Workload: 10TB >100mb files memory mapped (private). 10-20 open files, random read. Crashes occur on multiple hosts at different times, but are more frequent while files are updated on a remote host. So far I'm unable to reproduce or create a test-case.
Let me know, how to provide further information
Thanks!
Patrick
Related issues
History
#1 Updated by Greg Farnum over 8 years ago
The debug output about "reader couldn't read tag" actually has nothing to do with the crash here. There should be a whole lot more of those log lines preceding it, can you zip and upload the whole thing as an attachment?
#2 Updated by Patrick Zippenfenig over 8 years ago
Sure. Each crash creates 10k lines of recent events. I attached the last 100k lines with more or less the same stack trace.
Thanks!
#3 Updated by Patrick Zippenfenig over 8 years ago
retry fileupload with firefox...
#4 Updated by Greg Farnum over 8 years ago
The tracker's limited to some pretty small files (1.5MB?). If it's larger than that you can use ceph-post-file and copy the output here.
#5 Updated by Patrick Zippenfenig over 8 years ago
It's 1.3MB. Dropbox link ok? https://www.dropbox.com/s/k38ff7zb7z0czst/log.txt.zip?dl=1
#6 Updated by Zheng Yan over 8 years ago
It's likely been fixed by pull request https://github.com/ceph/ceph/pull/4753 (it's large change, we haven't back-ported it) . please try upgrading ceph-fuse to infernalis or set 'fuse_multithreaded' config option to false.

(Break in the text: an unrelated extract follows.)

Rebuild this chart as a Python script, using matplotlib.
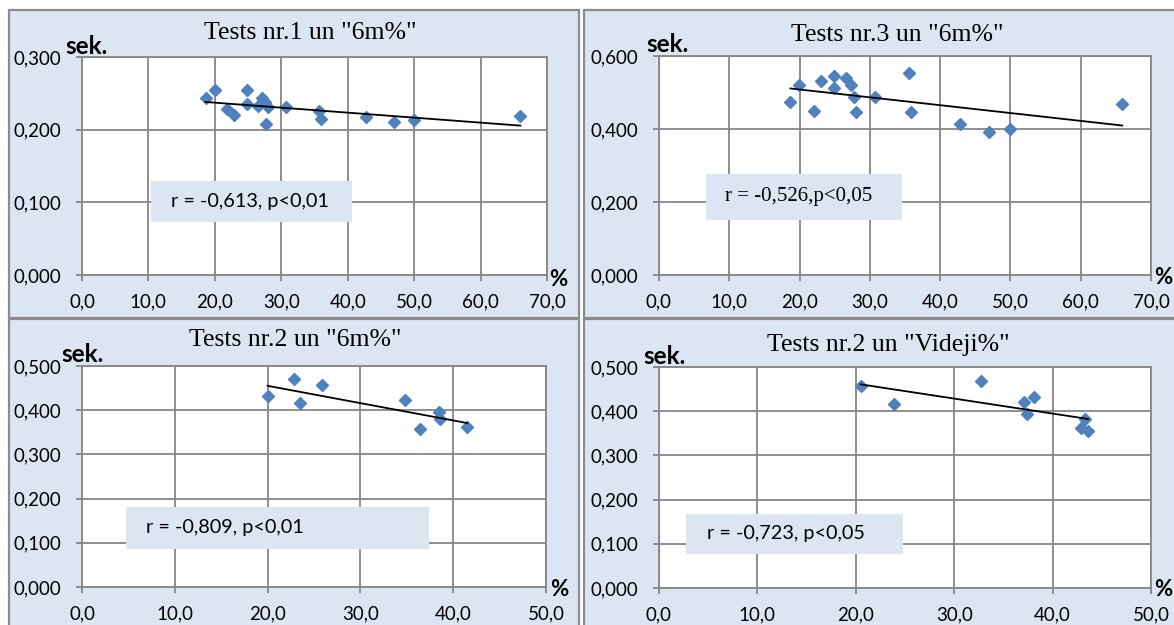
import numpy as np
import matplotlib
matplotlib.use("Agg")
import matplotlib.pyplot as plt
from matplotlib.patches import Rectangle

# ---- data -------------------------------------------------------------
# Test 1 vs "6m%"
x_t1 = [18.6, 20.0, 21.9, 22.9, 24.9, 24.9, 26.5, 27.1, 27.5, 27.7, 28.0, 30.7, 35.7, 36.0, 42.8, 47.0, 50.0, 66.0]
y_t1 = [0.243, 0.254, 0.229, 0.220, 0.254, 0.235, 0.232, 0.243, 0.238, 0.208, 0.231, 0.231, 0.226, 0.215, 0.217, 0.211, 0.213, 0.219]

# Test 3 vs "6m%"
x_t3 = [18.7, 19.9, 22.1, 23.0, 24.9, 24.9, 26.6, 27.3, 27.7, 28.0, 30.7, 35.6, 35.8, 42.8, 46.9, 49.9, 65.9]
y_t3 = [0.474, 0.521, 0.448, 0.531, 0.544, 0.513, 0.539, 0.521, 0.488, 0.447, 0.489, 0.553, 0.446, 0.413, 0.393, 0.399, 0.468]

# Test 2 vs "6m%"
x_t2 = [20.0, 22.8, 23.5, 25.9, 34.8, 36.4, 38.5, 38.6, 41.5]
y_t2 = [0.432, 0.471, 0.417, 0.458, 0.422, 0.357, 0.397, 0.381, 0.362]

# Test 2 vs "Videji%"
x_v2 = [20.5, 23.9, 32.7, 37.1, 37.4, 38.1, 42.9, 43.3, 43.6]
y_v2 = [0.456, 0.417, 0.469, 0.421, 0.394, 0.432, 0.361, 0.383, 0.356]

titles = ['Tests nr.1 un "6m%"', 'Tests nr.3 un "6m%"',
          'Tests nr.2 un "6m%"', 'Tests nr.2 un "Videji%"']
stats = ["r = -0,613, p<0,01", "r = -0,526,p<0,05",
         "r = -0,809, p<0,01", "r = -0,723, p<0,05"]
x_limits = [70, 70, 50, 50]
y_limits = [0.3, 0.6, 0.5, 0.5]
y_steps = [0.1, 0.2, 0.1, 0.1]

# ---- layout (pixels) --------------------------------------------------
W, H = 1174, 625
fig = plt.figure(figsize=(W / 100, H / 100), dpi=100)
fig.patch.set_facecolor("white")

PANEL_BG = "#DCE6F2"
BORDER = "#8C8C8C"
GRID = "#868686"
MARKER = "#4F81BD"
SANS = ["Lato", "DejaVu Sans"]
SERIF = ["Liberation Serif", "DejaVu Serif"]


def fx(x):
    return x / W


def fy(y):
    return 1 - y / H


frames = [(9, 10, 579, 318), (584, 10, 1185, 318),
          (9, 319, 579, 640), (584, 319, 1185, 640)]
plot_boxes = [(82, 57, 547, 275), (659, 56, 1151, 275),
              (82, 366, 546, 587), (659, 367, 1151, 588)]
title_pos = [(310, 33), (897, 35), (295, 340), (888, 345)]
sek_pos = [(65, 47), (646, 44), (61, 354), (643, 356)]
pct_pos = [(558, 280), (1163, 277), (559, 589), (1163, 590)]
stat_boxes = [(151, 181, 352, 222), (706, 174, 902, 220),
              (126, 507, 429, 549), (686, 514, 903, 554)]
stat_text_x = [171, 725, 146, 707]
stat_fonts = [SANS, SERIF, SANS, SANS]
stat_sizes = [14.3, 15, 14.3, 14.3]

for (x0, y0, x1, y1) in frames:
    fig.add_artist(Rectangle((fx(x0), fy(y1)), (x1 - x0) / W, (y1 - y0) / H,
                             transform=fig.transFigure, facecolor=PANEL_BG,
                             edgecolor=BORDER, lw=1.6, zorder=0))

series = [(x_t1, y_t1), (x_t3, y_t3), (x_t2, y_t2), (x_v2, y_v2)]

for i, (xs, ys) in enumerate(series):
    l, t, r, b = plot_boxes[i]
    ax = fig.add_axes([fx(l), fy(b), (r - l) / W, (b - t) / H])
    ax.set_facecolor("white")
    ax.set_xlim(0, x_limits[i])
    ax.set_ylim(0, y_limits[i])

    xt = np.arange(0, x_limits[i] + 0.01, 10)
    yt = np.arange(0, y_limits[i] + 1e-9, y_steps[i])
    ax.set_xticks(xt)
    ax.set_xticklabels([f"{v:.1f}".replace(".", ",") for v in xt])
    ax.set_yticks(yt)
    ax.set_yticklabels([f"{v:.3f}".replace(".", ",") for v in yt])
    for lab in ax.get_xticklabels() + ax.get_yticklabels():
        lab.set_family(SANS)
        lab.set_fontsize(13.5)
        lab.set_color("black")

    ax.grid(True, color=GRID, lw=1.3)
    ax.set_axisbelow(True)
    for sp in ax.spines.values():
        sp.set_color(GRID)
        sp.set_linewidth(1.3)
    ax.tick_params(axis="both", direction="out", length=4, width=1.3, color=GRID)
    ax.tick_params(axis="y", pad=11)
    ax.tick_params(axis="x", pad=9)

    ax.plot(xs, ys, linestyle="none", marker="D", ms=6.3,
            color=MARKER, mec=MARKER, zorder=3, clip_on=False)

    k, c = np.polyfit(xs, ys, 1)
    xl = np.array([min(xs), max(xs)])
    ax.plot(xl, k * xl + c, color="black", lw=1.3, zorder=4)

    # statistics box
    sx0, sy0, sx1, sy1 = stat_boxes[i]
    ax.add_patch(Rectangle((fx(sx0), fy(sy1)), (sx1 - sx0) / W, (sy1 - sy0) / H,
                           transform=fig.transFigure, facecolor=PANEL_BG,
                           edgecolor="none", zorder=5, clip_on=False))
    ax.text(fx(stat_text_x[i]), fy((sy0 + sy1) / 2), stats[i],
            transform=fig.transFigure, ha="left", va="center",
            family=stat_fonts[i], fontsize=stat_sizes[i], zorder=6)

    tx, ty = title_pos[i]
    fig.text(fx(tx), fy(ty), titles[i], ha="center", va="center",
             family=SERIF, fontsize=18.5)
    kx, ky = sek_pos[i]
    fig.text(fx(kx), fy(ky), "sek.", ha="left", va="center",
             family=SANS, fontweight="bold", fontsize=17.5)
    px, py = pct_pos[i]
    fig.text(fx(px), fy(py), "%", ha="center", va="center",
             family=SANS, fontweight="bold", fontsize=16)

fig.savefig("out.png", dpi=100, facecolor="white")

#7 Updated by Patrick Zippenfenig over 8 years ago
@Zeng I switched to fuse_multithreaded=false in fstab and will report back in a couple of days. I'm on debian wheezy and can not upgrade easily to infernalis
Thanks!
#8 Updated by Loïc Dachary over 8 years ago
- Target version deleted (
v0.94.5)
#9 Updated by Zheng Yan over 8 years ago
- Status changed from New to Pending Backport
#10 Updated by Nathan Cutler over 8 years ago
- Status changed from Pending Backport to Fix Under Review
Change to "Pending backport" after filling out the "Backport" field (e.g. "infernalis", or "hammer,infernalis") and after the PR has been merged.
#11 Updated by Patrick Zippenfenig over 8 years ago
Works flawlessly with fuse_multithreaded=false in fstab. No crash after 6 days of operation.
Thanks again!
#12 Updated by Zheng Yan over 8 years ago
- Status changed from Fix Under Review to Pending Backport
- Backport set to hammer
https://github.com/ceph/ceph/pull/6551
the original RP is https://github.com/ceph/ceph/pull/4753
#13 Updated by Nathan Cutler over 8 years ago
- Copied to Backport #13813: hammer: Daily segfault ll_forget reader couldn't read tag added
#14 Updated by Zheng Yan about 8 years ago
- Status changed from Pending Backport to Resolved